TRYNESS TEMBO, Lusaka
ZAMBIA has the lowest mobile money agent revenue and profitability, with 43 percent of the agents sending off customers due to inadequate cash and unreliable electronic platforms.
A financial inclusion digest by United Nations Capital Development Fund (UNCDF) notes
that Zambia is lagging behind in some aspects despite being at par with East African countries on transaction volumes.
This is according to research findings by the UNCDF programme, Mobile Money for the Poor (MM4P) that is working with digital financial services (DFS) providers to develop strategies to drive the adoption and usage of electronic wallets.
It notes that the slow growth of agent networks has resulted in revenue and profitability.
Commenting on the findings, UNCDF regional technical specialist for MM4P Nandini Harihareswara says, “Like most markets, 43 percent of agents bounce customers because they don’t have enough cash or e-float at the right time.

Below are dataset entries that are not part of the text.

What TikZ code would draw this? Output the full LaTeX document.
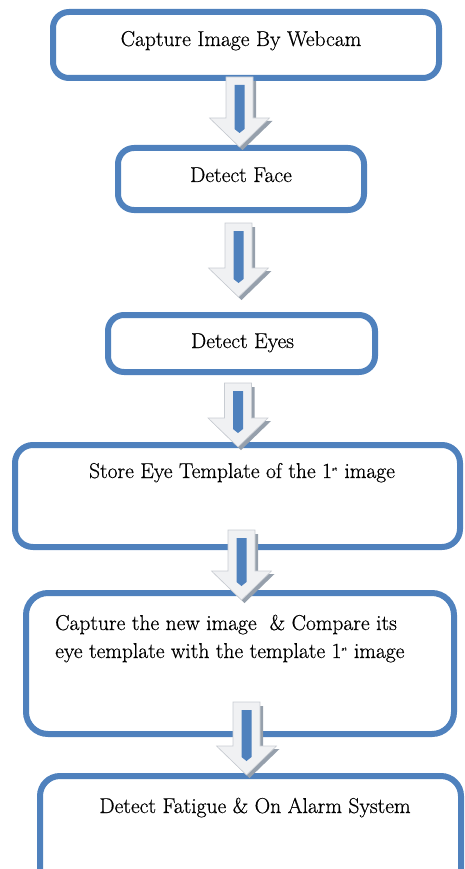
\documentclass[tikz,border=0pt]{standalone}
\usepackage{fontspec}
\usetikzlibrary{calc}
\newfontfamily\stepfont{Latin Modern Roman}[FakeBold=0.6]
\definecolor{boxblue}{RGB}{79,129,189}
\definecolor{arrowbody}{RGB}{240,241,243}
\definecolor{arrowedge}{RGB}{200,204,210}
\definecolor{arrowshade}{RGB}{150,160,172}
\definecolor{barblue}{RGB}{79,129,189}

\tikzset{
  stepbox/.style={draw=boxblue, line width=6pt, rounded corners=16pt, fill=white, inner sep=0pt},
  steptext/.style={anchor=base, inner sep=0pt, font=\stepfont\fontsize{21.5}{28}\selectfont},
}

% block arrow from coordinate #1 (top of shaft) to coordinate #2 (tip)
\newcommand\flowarrow[2]{%
  \fill[arrowshade] let \p1=(#1), \p2=(#2) in
    (\x1-13.5pt+3pt,\y1-4pt) -- (\x1+13.5pt+3pt,\y1-4pt) -- (\x1+13.5pt+3pt,\y2+29pt-3pt)
    -- (\x1+30pt+3pt,\y2+29pt-3pt) -- (\x2+3pt,\y2-3pt) -- (\x1-30pt+3pt,\y2+29pt-3pt)
    -- (\x1-13.5pt+3pt,\y2+29pt-3pt) -- cycle;
  \filldraw[fill=arrowbody, draw=arrowedge, line width=0.6pt] let \p1=(#1), \p2=(#2) in
    (\x1-13.5pt,\y1) -- (\x1+13.5pt,\y1) -- (\x1+13.5pt,\y2+29pt)
    -- (\x1+30pt,\y2+29pt) -- (\x2,\y2) -- (\x1-30pt,\y2+29pt)
    -- (\x1-13.5pt,\y2+29pt) -- cycle;
  \fill[barblue] let \p1=(#1), \p2=(#2) in
    (\x1-5pt,\y1-8pt) -- (\x1+5pt,\y1-8pt) -- (\x1+5pt,\y2+18pt)
    -- (\x2,\y2+14pt) -- (\x1-5pt,\y2+18pt) -- cycle;
}

\begin{document}
\begin{tikzpicture}[x=1pt,y=-1pt]
  \useasboundingbox (0,0) rectangle (465,869);
  \clip (0,0) rectangle (465,869);

  % process boxes
  \node[stepbox, minimum width=386pt, minimum height=66pt] (b1) at (246,45) {};
  \node[stepbox, minimum width=246pt, minimum height=62pt] (b2) at (241,179) {};
  \node[stepbox, minimum width=267pt, minimum height=57pt] (b3) at (241.5,343.5) {};
  \node[stepbox, minimum width=445pt, minimum height=102pt, rounded corners=18pt] (b4) at (237.5,496) {};
  \node[stepbox, minimum width=428pt, minimum height=141pt, rounded corners=22pt] (b5) at (240,663.5) {};
  \node[stepbox, minimum width=421pt, minimum height=124pt, rounded corners=20pt] (b6) at (250.5,838) {};

  % box labels
  \node[steptext] (t1) at (241,46) {Capture Image By Webcam};
  \node[steptext] (t2) at (241,182) {Detect Face};
  \node[steptext] (t3) at (242.5,348) {Detect Eyes};
  \node[steptext] (t4) at (242,478) {Store Eye Template of the 1\textsuperscript{\tiny st} image};
  \node[steptext, anchor=base west] (t5a) at (55,630) {Capture the new image\ \ \& Compare its};
  \node[steptext, anchor=base west] (t5b) at (55,658) {eye template with the template 1\textsuperscript{\tiny st} image};
  \node[steptext] (t6) at (255,813) {Detect Fatigue \& On Alarm System};

  % arrow end points
  \coordinate (a1s) at (239.5,77);  \coordinate (a1e) at (239.5,147);
  \coordinate (a2s) at (238.5,223); \coordinate (a2e) at (238.5,297);
  \coordinate (a3s) at (238,383);   \coordinate (a3e) at (238,447);
  \coordinate (a4s) at (241.5,530); \coordinate (a4e) at (241.5,600);
  \coordinate (a5s) at (246.5,702); \coordinate (a5e) at (246.5,775);

  \flowarrow{a1s}{a1e}
  \flowarrow{a2s}{a2e}
  \flowarrow{a3s}{a3e}
  \flowarrow{a4s}{a4e}
  \flowarrow{a5s}{a5e}
\end{tikzpicture}
\end{document}
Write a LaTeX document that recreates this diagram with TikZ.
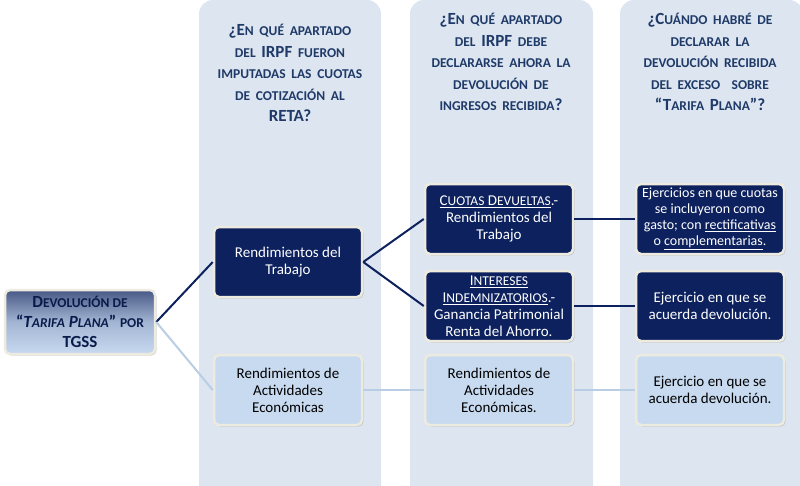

This is related to the issue of agent profitability, but also one that is systemic and the responsibility of the provider.”
Ms Harihareswara said currently, the Zambian DFS market is competitive and has a diverse group of providers catering to the digital financial needs of the population.
“Through DFS, we want to see all Zambians have improved access to their basic needs, including power, water, education and quality agricultural inputs – all at an affordable cost.
“UNCDF MM4P’s vision for Zambia is to put the needs, wants and aspirations of Zambians at the centre of DFS product design, agent liquidity and the policy and regulatory environment,” she said in the financial inclusion and DFS weekly digest availed to the Daily Mail on Tuesday.
The MM4P is a joint programme of UNCDF and Financial Sector Deepening Zambia (FSDZ), and as at 2016, only 18 percent of the adult population were active registered DFS users and a total of 11,025 active agents.